You seem to have a strong instinct to educate and nurture talent. In a different life, might you have been a full-time teacher?
I taught for a few semesters in the state university, was a lecturer at the University of Asia and the Pacific and I am still asked to speak in universities and colleges.
I come from a family of teachers and educators, so teaching has always been second nature to me. My grandfather established in the 1960s secondary education for indigents in the province, which my mother expanded later on, into an institution that included nursery, primary and tertiary levels, with vocational and special courses. My family sees the value of good education and its transformative powers on an individual and society.
Are you working on any interesting projects right now?
We’ve just launched a project called “BayBayan” for the Cultural Centre of the Philippines’s 50th anniversary. The project revolves around the creation of the CCP’s very own font, which is a combination of the modern Roman alphabet and the country’s ancient writing script called Baybayin. The project hopes to educate and inform a growing youth segment distracted by pop culture and social media.

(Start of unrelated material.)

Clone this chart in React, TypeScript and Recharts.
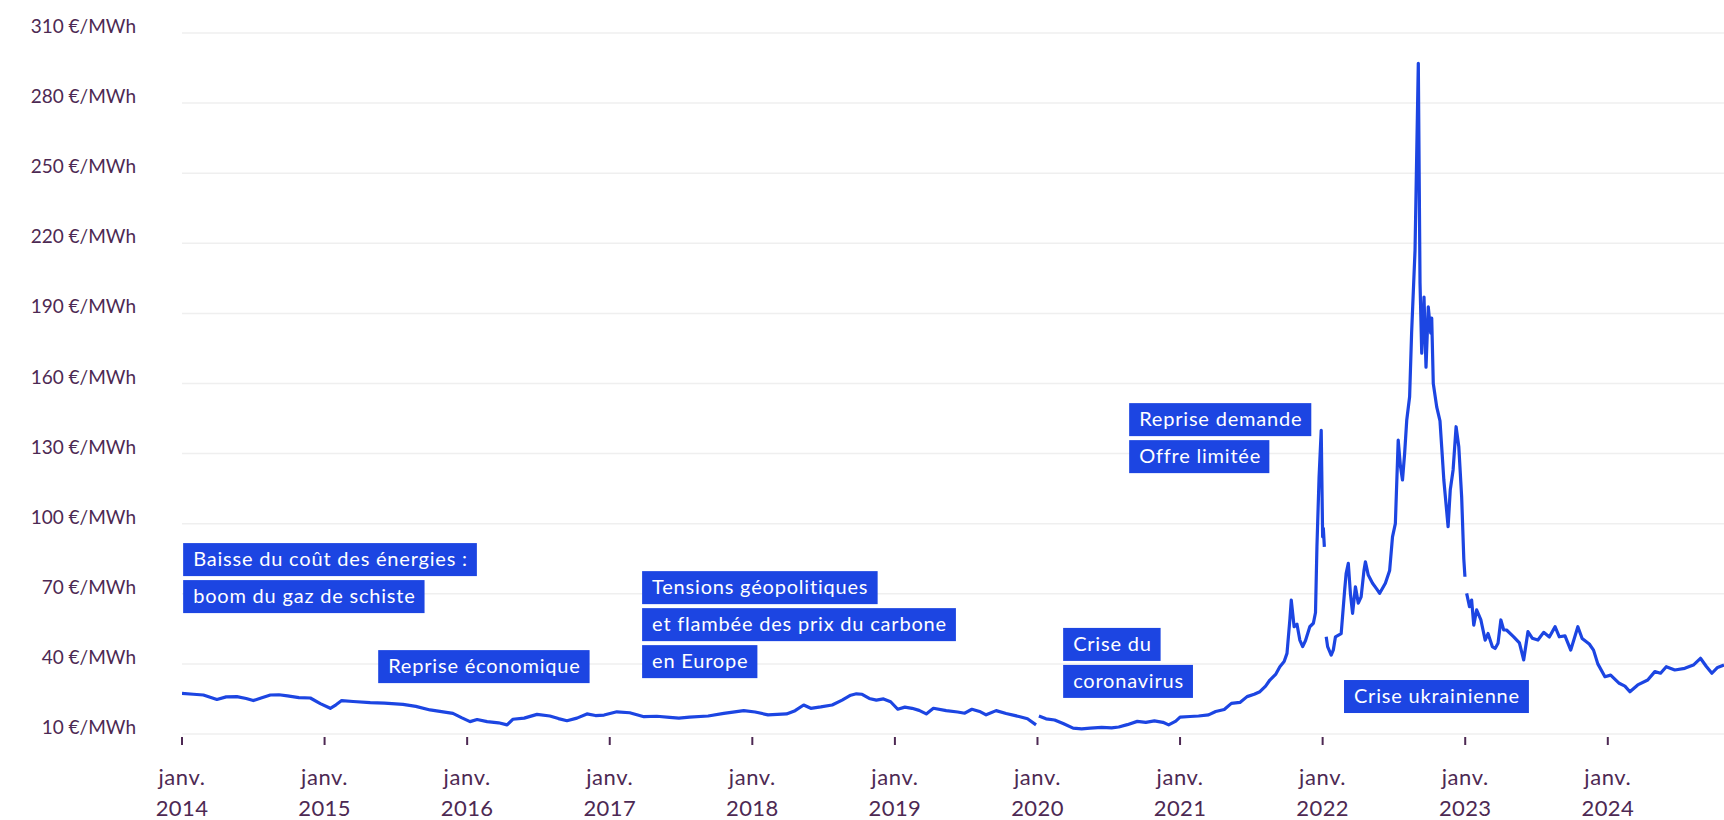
import React from "react";
import { CartesianGrid, Line, LineChart, ReferenceDot, XAxis, YAxis } from "recharts";

// [year fraction, €/MWh], split where the line breaks
const prices2014to2019: [number, number][] = [
  [2014.0, 27.4], [2014.08, 27.0], [2014.15, 26.7], [2014.245, 24.8], [2014.31, 25.9],
  [2014.385, 26.0], [2014.45, 25.2], [2014.5, 24.3], [2014.56, 25.5], [2014.62, 26.7],
  [2014.68, 26.8], [2014.74, 26.3], [2014.82, 25.6], [2014.9, 25.4], [2014.97, 23.0],
  [2015.04, 21.0], [2015.08, 22.5], [2015.12, 24.3], [2015.2, 23.9], [2015.32, 23.4],
  [2015.42, 23.2], [2015.55, 22.7], [2015.64, 21.8], [2015.74, 20.3], [2015.82, 19.6],
  [2015.9, 18.8], [2015.96, 17.0], [2016.02, 15.3], [2016.07, 16.2], [2016.14, 15.3],
  [2016.22, 14.8], [2016.28, 13.9], [2016.32, 16.3], [2016.4, 16.8], [2016.49, 18.4],
  [2016.58, 17.7], [2016.64, 16.6], [2016.7, 15.7], [2016.77, 16.8], [2016.84, 18.6],
  [2016.9, 17.9], [2016.96, 18.1], [2017.05, 19.5], [2017.14, 19.1], [2017.24, 17.4],
  [2017.33, 17.6], [2017.42, 17.1], [2017.485, 16.8], [2017.56, 17.2], [2017.69, 17.7],
  [2017.8, 18.8], [2017.94, 20.0], [2018.02, 19.4], [2018.11, 18.2], [2018.24, 18.6],
  [2018.3, 20.0], [2018.36, 22.4], [2018.41, 21.0], [2018.48, 21.6], [2018.56, 22.4],
  [2018.63, 24.5], [2018.69, 26.6], [2018.73, 27.2], [2018.77, 27.0], [2018.82, 25.2],
  [2018.87, 24.5], [2018.92, 25.0], [2018.97, 23.8], [2019.02, 20.6], [2019.07, 21.5],
  [2019.12, 21.0], [2019.17, 20.1], [2019.22, 18.6], [2019.27, 21.0], [2019.36, 20.0],
  [2019.44, 19.4], [2019.49, 18.9], [2019.54, 20.6], [2019.6, 19.5], [2019.64, 18.2],
  [2019.71, 20.0], [2019.78, 18.8], [2019.87, 17.5], [2019.93, 16.5], [2019.99, 13.9],
];

const prices2020to2021: [number, number][] = [
  [2020.01, 17.7], [2020.06, 16.5], [2020.12, 16.0], [2020.18, 14.5], [2020.25, 12.5],
  [2020.31, 12.2], [2020.37, 12.5], [2020.45, 12.8], [2020.52, 12.6], [2020.57, 13.0],
  [2020.63, 14.0], [2020.7, 15.4], [2020.76, 15.0], [2020.82, 15.6], [2020.88, 15.0],
  [2020.92, 13.9], [2020.97, 15.5], [2021.0, 17.2], [2021.07, 17.5], [2021.13, 17.7],
  [2021.2, 18.2], [2021.25, 19.6], [2021.31, 20.5], [2021.36, 23.1], [2021.42, 23.5],
  [2021.47, 26.0], [2021.52, 27.0], [2021.56, 28.1], [2021.6, 30.5], [2021.63, 33.1],
  [2021.67, 35.5], [2021.7, 38.8], [2021.73, 41.0], [2021.75, 44.5], [2021.77, 58.8],
  [2021.78, 67.3], [2021.8, 55.9], [2021.82, 57.0], [2021.84, 50.2], [2021.86, 47.4],
  [2021.88, 50.0], [2021.91, 55.9], [2021.935, 57.4], [2021.95, 62.0], [2021.96, 90.1],
  [2021.975, 120.0], [2021.99, 140.0], [2022.0, 94.4], [2022.005, 98.0], [2022.012, 90.1],
];

const prices2022: [number, number][] = [
  [2022.025, 51.6], [2022.035, 47.4], [2022.06, 43.8], [2022.075, 46.0], [2022.09, 51.6],
  [2022.13, 53.0], [2022.155, 72.0], [2022.165, 78.8], [2022.18, 83.0], [2022.195, 70.0],
  [2022.21, 61.6], [2022.23, 73.0], [2022.25, 66.0], [2022.27, 68.7], [2022.29, 80.0],
  [2022.3, 83.7], [2022.32, 78.0], [2022.35, 74.5], [2022.38, 72.0], [2022.4, 70.2],
  [2022.44, 74.5], [2022.47, 80.0], [2022.49, 94.4], [2022.51, 100.0], [2022.53, 135.8],
  [2022.545, 125.0], [2022.56, 118.7], [2022.575, 130.0], [2022.59, 144.4], [2022.61, 154.3],
  [2022.624, 181.6], [2022.648, 217.0], [2022.671, 297.0], [2022.683, 203.0], [2022.695, 173.0],
  [2022.711, 197.0], [2022.725, 167.0], [2022.741, 192.8], [2022.758, 181.6], [2022.765, 188.0],
  [2022.776, 160.0], [2022.8, 150.0], [2022.823, 144.0], [2022.835, 132.9], [2022.85, 118.7],
  [2022.88, 98.7], [2022.895, 114.4], [2022.915, 123.0], [2022.936, 141.5], [2022.955, 132.9],
  [2022.975, 111.5], [2022.99, 85.0], [2022.998, 77.3],
];

const prices2023to2024: [number, number][] = [
  [2023.01, 70.2], [2023.03, 64.5], [2023.045, 67.3], [2023.06, 56.6], [2023.08, 63.1],
  [2023.11, 58.8], [2023.14, 50.2], [2023.16, 53.0], [2023.19, 47.4], [2023.21, 46.6],
  [2023.23, 48.8], [2023.25, 58.8], [2023.27, 54.5], [2023.29, 54.5], [2023.34, 51.6],
  [2023.38, 49.0], [2023.41, 41.7], [2023.44, 53.8], [2023.47, 51.0], [2023.51, 50.2],
  [2023.55, 53.5], [2023.59, 51.5], [2023.63, 55.9], [2023.66, 51.6], [2023.7, 52.0],
  [2023.74, 45.9], [2023.79, 55.9], [2023.82, 50.9], [2023.87, 48.5], [2023.9, 45.9],
  [2023.93, 40.0], [2023.98, 34.5], [2024.02, 35.2], [2024.08, 31.7], [2024.12, 30.5],
  [2024.155, 28.1], [2024.21, 31.0], [2024.28, 33.1], [2024.33, 36.7], [2024.37, 36.0],
  [2024.41, 38.8], [2024.47, 37.4], [2024.54, 38.1], [2024.6, 39.5], [2024.65, 42.4],
  [2024.69, 39.0], [2024.73, 36.0], [2024.77, 38.5], [2024.815, 39.5],
];

const yearTicks = [2014, 2015, 2016, 2017, 2018, 2019, 2020, 2021, 2022, 2023, 2024];
const priceTicks = [10, 40, 70, 100, 130, 160, 190, 220, 250, 280, 310];

const annotations = [
  { date: 2014.008, value: 91.7, lines: ["Baisse du coût des énergies :", "boom du gaz de schiste"] },
  { date: 2015.376, value: 45.9, lines: ["Reprise économique"] },
  { date: 2017.227, value: 79.7, lines: ["Tensions géopolitiques", "et flambée des prix du carbone", "en Europe"] },
  { date: 2020.18, value: 55.4, lines: ["Crise du", "coronavirus"] },
  { date: 2020.643, value: 151.6, lines: ["Reprise demande", "Offre limitée"] },
  { date: 2022.15, value: 33.1, lines: ["Crise ukrainienne"] },
];

const FONT = "Lato, 'Noto Sans', sans-serif";
const AXIS_COLOR = "#4d2953";
const BLUE = "#1c45e2";
const BOX_FONT_SIZE = 20;
const BOX_SPACING = 0.8;

const toRows = (pairs: [number, number][]) => pairs.map(([t, price]) => ({ t, price }));

const chartData = [
  ...toRows(prices2014to2019),
  { t: 2019.998, price: null },
  ...toRows(prices2020to2021),
  { t: 2022.018, price: null },
  ...toRows(prices2022),
  { t: 2023.003, price: null },
  ...toRows(prices2023to2024),
];

let measureCtx: CanvasRenderingContext2D | null = null;
const textWidth = (text: string) => {
  if (!measureCtx) measureCtx = document.createElement("canvas").getContext("2d");
  if (!measureCtx) return text.length * 10.5;
  measureCtx.font = `${BOX_FONT_SIZE}px Lato`;
  return measureCtx.measureText(text).width + text.length * BOX_SPACING;
};

const AnnotationBox = ({ cx, cy, lines }: { cx?: number; cy?: number; lines: string[] }) => {
  if (cx == null || cy == null) return null;
  return (
    <g>
      {lines.map((line, i) => {
        const top = cy + i * 37;
        return (
          <g key={line}>
            <rect x={cx} y={top} width={textWidth(line) + 19} height={33} fill={BLUE} />
            <text
              x={cx + 10}
              y={top + 23}
              fill="#ffffff"
              fontSize={BOX_FONT_SIZE}
              fontFamily={FONT}
              letterSpacing={BOX_SPACING}
            >
              {line}
            </text>
          </g>
        );
      })}
    </g>
  );
};

const YTick = ({ x, y, payload }: any) => (
  <text x={x} y={y} textAnchor="end" fill={AXIS_COLOR} fontSize={19} fontFamily={FONT}>
    {`${payload.value} €/MWh`}
  </text>
);

const XTick = ({ x, y, payload }: any) => (
  <g>
    <line x1={x} x2={x} y1={y + 3} y2={y + 11} stroke={AXIS_COLOR} strokeWidth={2} />
    <text x={x} y={y + 51} textAnchor="middle" fill={AXIS_COLOR} fontSize={22} fontFamily={FONT} letterSpacing={0.6}>
      janv.
    </text>
    <text x={x} y={y + 82} textAnchor="middle" fill={AXIS_COLOR} fontSize={22} fontFamily={FONT} letterSpacing={0.4}>
      {payload.value}
    </text>
  </g>
);

export default function App() {
  return (
    <div style={{ position: "absolute", left: 0, top: 0, width: 1724, height: 820, background: "#fff" }}>
      <LineChart width={1724} height={820} data={chartData} margin={{ top: 33, right: 0, left: 0, bottom: 0 }}>
        <CartesianGrid vertical={false} stroke="#efefef" strokeWidth={1.5} />
        <XAxis
          type="number"
          dataKey="t"
          domain={[2014, 2024.815]}
          ticks={yearTicks}
          allowDataOverflow
          axisLine={false}
          tickLine={false}
          tickSize={0}
          tickMargin={0}
          height={86}
          tick={<XTick />}
          interval={0}
        />
        <YAxis
          domain={[10, 310]}
          ticks={priceTicks}
          allowDataOverflow
          axisLine={false}
          tickLine={false}
          tickSize={0}
          tickMargin={46}
          width={182}
          tick={<YTick />}
          interval={0}
        />
        <Line
          type="linear"
          dataKey="price"
          stroke={BLUE}
          strokeWidth={3.2}
          strokeLinejoin="round"
          dot={false}
          activeDot={false}
          connectNulls={false}
          isAnimationActive={false}
        />
        {annotations.map((a) => (
          <ReferenceDot
            key={a.lines[0]}
            x={a.date}
            y={a.value}
            r={0}
            ifOverflow="visible"
            shape={(props: any) => <AnnotationBox cx={props.cx} cy={props.cy} lines={a.lines} />}
          />
        ))}
      </LineChart>
    </div>
  );
}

These days, more clients are serious about bringing more value beyond sale and awareness to consumers. Brands are now into meaningful messages beyond the sell – that’s what excites me the most at the moment.
The Philippines has such a rich history of creativity. Can you tell us a little about the creative culture in the Philippines?
We have a very vibrant culture that intersects the West and East, having the Chinese and Arabs as trade partners long before we were colonized by Spain for more than 300 years (making Catholicism ingrained into our values); spent 50 or so years with America, followed by the Japanese during the second world war.
We are composed of several thousand islands with hundreds of dialects, traditions and celebrations. Geographically situated at the Pacific Rim, the country is used to natural calamities with at least a dozen typhoons ever year and earthquakes, making us not only a resilient people but one that can smile at or laugh off a tragedy.
I suppose the creativity comes from all that – the openness to other cultures, 7,100 islands of riotous fiestas and the resourcefulness and sense of humor when faced with adversity.